Your formula is a little confusing for me:
man days required [MATH]m=(n \times s)/600[/MATH] because it's solving for man days required. But if I spin your formula and solve for square feet - using the square-feet per 8 hours from my process above - and make man days = 1 then it looks like this:
[MATH]1 = \dfrac{5 \times s}{620} = 620 =5 \times s = \dfrac{620}{5} = 124[/MATH]
I'm taking the 620 from my formula above which hopefully shows how many square-feet I can install of all 5-layers in one 8-hour time-block. And using your formula I think we just solved for m=1 - so in my assembly above (1) man can install (124) SF of all 5-layers of roofing material in (1) 8-hour time block. Does that make sense?
Great.
I misunderstood your first post. My incorrect
assumption that there was no difference in productivity for different layers did not reflect all of your first post, but was based on the words "all (3) of them are installed at the same productivity (600) SF / MD." I did ask if that was correct. My formula works
ONLY if that assumption is correct.
There are probably different ways to achieve what you want, but I am going to use what I think is simplest on the assumption that the area to be covered is the
same for each layer.
[MATH]\text {Let:}[/MATH]
[MATH]m = \text {man days required;}[/MATH]
[MATH]s = \text {area to be covered in square feet, and}[/MATH]
[MATH]L = \text {number of levels required.}[/MATH]
[MATH]\text {If } L = 1 \text {, then } m = \dfrac{s}{400}.[/MATH]

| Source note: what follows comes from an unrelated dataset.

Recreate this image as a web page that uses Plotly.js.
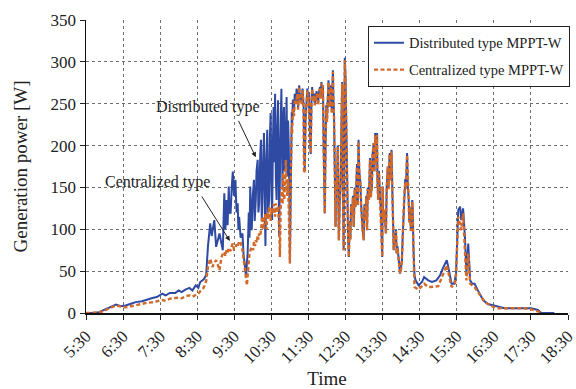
<!DOCTYPE html>
<html>
<head>
<meta charset="utf-8">
<script src="https://cdn.plot.ly/plotly-3.0.1.min.js"></script>
<style>
  html, body { margin: 0; padding: 0; background: #ffffff; }
  #chart { width: 576px; height: 389px; }
</style>
</head>
<body>
<div id="chart"></div>
<script>
// Time of day in decimal hours, generation power in W.
// Morning: the two MPPT types differ clearly.
const timeMorningDistributed = [
  5.50, 5.67, 5.85, 6.01, 6.14, 6.31, 6.44, 6.57, 6.71, 6.84,
  7.01, 7.13, 7.29, 7.41, 7.56, 7.65, 7.76, 7.91, 8.00, 8.08,
  8.18, 8.29, 8.37, 8.46, 8.53, 8.58, 8.67, 8.74, 8.79, 8.85,
  8.89, 8.96, 9.01, 9.10, 9.19, 9.21, 9.23, 9.26, 9.29, 9.32,
  9.35, 9.37, 9.40, 9.43, 9.46, 9.49, 9.53, 9.56, 9.59, 9.61,
  9.63, 9.67, 9.72, 9.75, 9.77, 9.80, 9.82, 9.84, 9.86, 9.89,
  9.91, 9.93, 9.95, 9.97, 10.00, 10.03, 10.05, 10.08, 10.10, 10.13,
  10.15, 10.17, 10.20, 10.22, 10.24, 10.26, 10.28, 10.30, 10.32, 10.34,
  10.36, 10.39, 10.41, 10.44, 10.46, 10.48, 10.50, 10.52, 10.54, 10.56,
  10.58, 10.60, 10.62, 10.64, 10.66, 10.68, 10.70, 10.71, 10.74, 10.77,
  10.79, 10.80, 10.82, 10.84, 10.86, 10.89, 10.91, 10.93, 10.95, 10.97,
  10.99, 11.00
];
const powerMorningDistributed = [
  0, 0, 1, 4, 7, 10, 8, 9, 11, 13,
  14, 16, 18, 19, 23, 21, 24, 24, 27, 25,
  28, 30, 27, 33, 30, 37, 40, 45, 80, 107,
  92, 111, 79, 95, 75, 110, 143, 100, 135, 105,
  151, 120, 119, 150, 169, 140, 159, 120, 131, 100,
  115, 90, 95, 70, 63, 50, 43, 60, 72, 120,
  90, 151, 110, 99, 140, 159, 110, 135, 170, 183,
  120, 131, 190, 207, 110, 151, 200, 215, 130, 80,
  180, 219, 120, 135, 210, 239, 160, 111, 200, 246,
  180, 262, 160, 135, 220, 254, 150, 91, 200, 268,
  190, 150, 230, 246, 170, 207, 258, 163, 230, 200,
  120, 60
];
const timeMorningCentralized = [
  5.50, 5.67, 5.85, 6.01, 6.14, 6.31, 6.44, 6.57, 6.71, 6.84,
  7.01, 7.13, 7.29, 7.41, 7.56, 7.65, 7.76, 7.91, 8.00, 8.08,
  8.18, 8.29, 8.37, 8.46, 8.53, 8.58, 8.67, 8.74, 8.79, 8.85,
  8.91, 8.96, 9.01, 9.06, 9.10, 9.15, 9.19, 9.23, 9.26, 9.29,
  9.32, 9.35, 9.40, 9.43, 9.46, 9.49, 9.53, 9.56, 9.59, 9.63,
  9.68, 9.72, 9.75, 9.77, 9.80, 9.82, 9.84, 9.86, 9.88, 9.91,
  9.95, 9.99, 10.01, 10.03, 10.06, 10.08, 10.11, 10.13, 10.15, 10.17,
  10.20, 10.22, 10.24, 10.26, 10.28, 10.30, 10.33, 10.35, 10.37, 10.39,
  10.41, 10.44, 10.46, 10.48, 10.51, 10.53, 10.56, 10.58, 10.60, 10.62,
  10.65, 10.68, 10.70, 10.72, 10.73, 10.75, 10.78, 10.80, 10.82, 10.85,
  10.87, 10.89, 10.91, 10.93, 10.95, 10.96, 10.98, 11.00
];
const powerMorningCentralized = [
  0, 0, 0.5, 3, 6, 8.7, 7.5, 6.8, 8, 9.5,
  11, 12, 12.8, 14, 15.5, 14.5, 17, 18, 18.3, 17.5,
  20, 21, 19.5, 21.5, 23, 26, 30, 38, 55, 65,
  55, 60, 63, 57, 51, 66, 71, 73, 68, 75,
  72, 78, 74, 80, 83, 76, 77, 82, 79, 86,
  83, 75, 65, 55, 45, 40, 33, 45, 55, 71,
  77, 79, 75, 85, 80, 87, 84, 93, 88, 95,
  92, 100, 108, 115, 100, 105, 118, 111, 100, 120,
  112, 127, 118, 110, 125, 119, 130, 125, 115, 131,
  120, 128, 115, 90, 67, 125, 150, 130, 167, 135,
  160, 183, 150, 140, 160, 135, 90, 59
];

// Midday: both types track almost the same power.
const timeMidday = [
  11.02, 11.03, 11.05, 11.06, 11.08, 11.11, 11.13, 11.16, 11.18, 11.20,
  11.22, 11.25, 11.27, 11.30, 11.32, 11.34, 11.36, 11.37, 11.38, 11.40,
  11.42, 11.44, 11.45, 11.47, 11.49, 11.51, 11.53, 11.56, 11.58, 11.60,
  11.62, 11.65, 11.67, 11.70, 11.72, 11.73, 11.76, 11.78, 11.81, 11.83,
  11.85, 11.87, 11.89, 11.91, 11.92, 11.94, 11.96, 11.98, 12.00, 12.02,
  12.04, 12.06, 12.07, 12.09, 12.11, 12.13, 12.16, 12.17, 12.19, 12.21,
  12.23, 12.25, 12.27, 12.29, 12.30, 12.32, 12.34, 12.37, 12.39, 12.41,
  12.43, 12.45, 12.47, 12.48, 12.50, 12.51, 12.53, 12.55, 12.57, 12.59,
  12.61, 12.63, 12.65, 12.68, 12.70, 12.72, 12.75, 12.77, 12.79, 12.81,
  12.83, 12.85, 12.87, 12.90, 12.92, 12.94, 12.96, 12.99, 13.01, 13.04,
  13.06, 13.08, 13.10, 13.13, 13.15, 13.16, 13.18, 13.21, 13.23, 13.26,
  13.28, 13.30, 13.32, 13.35, 13.36, 13.38, 13.40, 13.41, 13.43, 13.45,
  13.47, 13.49, 13.50, 13.52, 13.55, 13.57, 13.59, 13.61, 13.64, 13.66,
  13.69, 13.71, 13.74, 13.76, 13.77, 13.79, 13.80, 13.82, 13.84, 13.86,
  13.88, 13.90, 13.93, 13.95, 13.97, 14.00, 14.02, 14.04, 14.06, 14.08,
  14.11, 14.13, 14.16, 14.18, 14.20, 14.22, 14.24, 14.26, 14.28, 14.30,
  14.31, 14.33, 14.36
];
const powerMiddayDistributed = [
  140, 180, 240, 225, 255, 240, 262, 252, 268, 264,
  245, 272, 255, 262, 250, 268, 255, 245, 200, 170,
  230, 250, 265, 268, 255, 264, 230, 190, 250, 270,
  255, 262, 250, 258, 265, 260, 250, 262, 270, 258,
  276, 260, 272, 200, 140, 119, 200, 248, 230, 265,
  278, 250, 246, 260, 272, 240, 290, 260, 235, 170,
  103, 160, 150, 200, 120, 87, 130, 160, 230, 276,
  150, 75, 200, 305, 280, 246, 180, 127, 90, 67,
  110, 88, 130, 119, 140, 103, 150, 127, 160, 178,
  130, 207, 170, 155, 130, 111, 100, 87, 130, 115,
  140, 99, 150, 135, 170, 185, 140, 151, 190, 203,
  170, 215, 180, 215, 160, 135, 170, 155, 140, 127,
  90, 67, 151, 110, 123, 100, 95, 150, 175, 150,
  191, 160, 195, 150, 123, 90, 75, 95, 83, 100,
  71, 80, 63, 55, 47, 55, 63, 90, 115, 140,
  160, 150, 191, 150, 139, 110, 127, 100, 103, 135,
  125, 80, 45
];
const powerMiddayCentralized = [
  150, 185, 222, 215, 245, 235, 255, 250, 262, 262,
  243, 270, 252, 260, 248, 266, 252, 240, 167, 170,
  228, 243, 262, 266, 252, 258, 228, 191, 248, 268,
  253, 260, 248, 256, 262, 258, 248, 260, 268, 256,
  274, 258, 272, 198, 138, 119, 198, 246, 228, 263,
  276, 248, 246, 258, 270, 238, 288, 258, 232, 168,
  103, 158, 147, 198, 118, 87, 128, 159, 228, 274,
  148, 75, 198, 302, 278, 246, 178, 127, 88, 67,
  108, 87, 128, 119, 138, 103, 148, 127, 158, 175,
  128, 205, 168, 155, 128, 111, 98, 87, 128, 111,
  138, 99, 148, 135, 168, 183, 138, 151, 188, 203,
  168, 212, 178, 213, 158, 135, 168, 155, 138, 127,
  88, 67, 151, 108, 123, 98, 95, 148, 175, 148,
  190, 158, 193, 148, 123, 88, 75, 93, 83, 98,
  71, 78, 63, 53, 47, 53, 63, 88, 115, 138,
  155, 148, 189, 148, 139, 108, 127, 98, 103, 133,
  123, 78, 31
];

// Afternoon and evening
const timeAfternoonDistributed = [
  14.39, 14.45, 14.47, 14.56, 14.62, 14.73, 14.83, 14.95, 15.05, 15.12,
  15.23, 15.29, 15.36, 15.43, 15.48, 15.54, 15.59, 15.62, 15.67, 15.72,
  15.76, 15.81, 15.86, 15.92, 15.98, 16.07, 16.21, 16.34, 16.53, 16.79,
  17.06, 17.33, 17.51, 17.69, 17.77, 18.13
];
const powerAfternoonDistributed = [
  39, 35, 33, 37, 43, 39, 37, 39, 45, 53,
  63, 51, 35, 35, 47, 123, 127, 111, 125, 91,
  47, 83, 39, 35, 35, 27, 15.5, 10.7, 8.4, 5.6,
  5.6, 5.6, 5.6, 3.6, 0.4, 0
];
const timeAfternoonCentralized = [
  14.47, 14.56, 14.62, 14.73, 14.78, 15.00, 15.12, 15.23, 15.29, 15.36,
  15.45, 15.48, 15.54, 15.62, 15.67, 15.72, 15.76, 15.81, 15.86, 15.98,
  16.12, 16.26, 16.43, 16.62, 16.97, 17.33, 17.51, 17.69, 17.82
];
const powerAfternoonCentralized = [
  28, 32, 35, 31, 31, 32, 45, 57, 45, 31,
  35, 45, 115, 99, 119, 79, 39, 71, 35, 31,
  21.5, 12.8, 8.4, 5.6, 5.6, 5.6, 4.4, 1.6, 0
];

const timeTickLabels = ['5:30', '6:30', '7:30', '8:30', '9:30', '10:30', '11:30',
                        '12:30', '13:30', '14:30', '15:30', '16:30', '17:30', '18:30'];
const seriesNames = ['Distributed type MPPT-W', 'Centralized type MPPT-W'];
const calloutLabels = ['Distributed type', 'Centralized type'];

function toHours(label) {
  const parts = label.split(':');
  return Number(parts[0]) + Number(parts[1]) / 60;
}
const timeTickVals = timeTickLabels.map(toHours);

const timeDistributed = timeMorningDistributed.concat(timeMidday, timeAfternoonDistributed);
const powerDistributed = powerMorningDistributed.concat(powerMiddayDistributed, powerAfternoonDistributed);
const timeCentralized = timeMorningCentralized.concat(timeMidday, timeAfternoonCentralized);
const powerCentralized = powerMorningCentralized.concat(powerMiddayCentralized, powerAfternoonCentralized);

const serif = '"Liberation Serif", "Times New Roman", Times, serif';
const ink = '#222222';
const blue = '#2f4aa3';
const orange = '#d0692a';

const traces = [
  {
    x: timeDistributed, y: powerDistributed, type: 'scatter', mode: 'lines',
    name: seriesNames[0], legendgroup: 'distributed',
    line: { color: blue, width: 2 }
  },
  {
    x: timeCentralized, y: powerCentralized, type: 'scatter', mode: 'lines',
    name: seriesNames[1], legendgroup: 'centralized',
    line: { color: orange, width: 2.4, dash: '4px,2.5px' }
  }
];

const gridStyle = { showgrid: true, gridcolor: '#6e6e6e', gridwidth: 1, griddash: '3px,3px' };

const layout = {
  width: 576, height: 389,
  margin: { l: 86, r: 6, t: 20, b: 76 },
  paper_bgcolor: '#ffffff', plot_bgcolor: '#ffffff',
  font: { family: serif, color: ink, size: 17 },
  showlegend: true,
  legend: {
    x: 0.585, y: 0.98, xanchor: 'left', yanchor: 'top',
    bgcolor: '#ffffff', bordercolor: ink, borderwidth: 1,
    font: { family: serif, size: 14.5, color: ink },
    traceorder: 'grouped', tracegroupgap: 5
  },
  xaxis: Object.assign({
    range: [5.5, 18.5],
    tickmode: 'array', tickvals: timeTickVals, ticktext: timeTickLabels,
    tickangle: -45, ticks: 'outside', ticklen: 5, tickcolor: ink,
    ticklabeloverflow: 'allow',
    tickfont: { family: serif, size: 17, color: ink },
    showline: true, linecolor: '#111111', linewidth: 1.5, mirror: false,
    zeroline: false,
    title: { text: 'Time', font: { family: serif, size: 19, color: ink }, standoff: 7 }
  }, gridStyle),
  yaxis: Object.assign({
    range: [0, 350], dtick: 50, tick0: 0,
    ticks: 'outside', ticklen: 5, tickcolor: ink,
    tickfont: { family: serif, size: 17, color: ink },
    showline: true, linecolor: '#111111', linewidth: 1.5, mirror: false,
    zeroline: false,
    title: { text: 'Generation power [W]', font: { family: serif, size: 19, color: ink }, standoff: 18 }
  }, gridStyle),
  annotations: [
    { x: 8.78, y: 246, xref: 'x', yref: 'y', text: calloutLabels[0], showarrow: false,
      font: { family: serif, size: 16, color: ink } },
    { x: 7.44, y: 156, xref: 'x', yref: 'y', text: calloutLabels[1], showarrow: false,
      font: { family: serif, size: 16, color: ink } },
    { x: 10.08, y: 186, xref: 'x', yref: 'y', text: '', showarrow: true,
      ax: -18, ay: -38, arrowhead: 2, arrowsize: 1, arrowwidth: 1, arrowcolor: ink },
    { x: 9.38, y: 86, xref: 'x', yref: 'y', text: '', showarrow: true,
      ax: -29, ay: -46, arrowhead: 2, arrowsize: 1, arrowwidth: 1, arrowcolor: ink }
  ]
};

Plotly.newPlot('chart', traces, layout, { displayModeBar: false, staticPlot: true });
</script>
</body>
</html>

[MATH]\text {If } L = 2 \text {, then } m = \dfrac{s}{400} + \dfrac{s}{500} = \dfrac{9s}{2000}.[/MATH]
[MATH]\text {If } L = 3 \text {, then } m = \dfrac{9s}{2000} + \dfrac{s}{700} = \dfrac{83s}{14000}.[/MATH]
[MATH]\text {If } L = 4 \text {, then } m = \dfrac{83s}{14000} + \dfrac{s}{700} = \dfrac{103s}{14000}.[/MATH]
[MATH]\text {If } L = 5 \text {, then } m = \dfrac{103s}{14000} + \dfrac{s}{800} = \dfrac{120.5s}{14000}.[/MATH]
Let's see why that may work.
Suppose we want one layer for 2800 square feet. This will obviously take 7 man days because only 400 square feet (or 1/7th of the total area) can be done in one many day.
Our formula says 2800/400 = 7, which is correct.
Suppose we want two layers for 2800 square feet. The first layer will take 7 man days as we saw above. But for the second layer, we can do 500 square feet a day, which means that we can do the second layer in 5.6 man days. So the total is 12.6 man days.
Our formula says 9 * 2800/2000 = 12.6, which is correct.
Suppose we want three layers for 2800 square feet. The first two layers will take 12.6 man days as we saw above. But for the third layer, we can do 700 square feet a day, which means that we can do the third layer in 4 man days. So the total is 16.6 man days.
Our formula says 83 * 2800/14000 = 16.6, which is correct.
Suppose we want four layers for 2800 square feet. The first three layers will take 16.6 man days as we saw above. But for the fourth layer, we can do 700 square feet a day, which means that we can do the fourth layer in 4 man days. So the total is 20.6 man days.
Our formula says 103 * 2800/14000 = 20.6, which is correct.
Suppose we want five layers for 2800 square feet. The first four layers layers will take 20.6 man days as we saw above. But for the fifth layer, we can do 800 square feet a day, which means that we can do the fifth layer in 3.5 man days. So the total is 24.1 man days.
Our formula says 120.5 * 2800/14000 = 24.1, which is correct.
Does this work?
If productivity changes in the future, you can see how I came up with the factors. It is a problem in adding fractions and so a problem in getting common denominators. They teach you the mechanics in fourth grade, but they do not teach you how to figure out when you need it.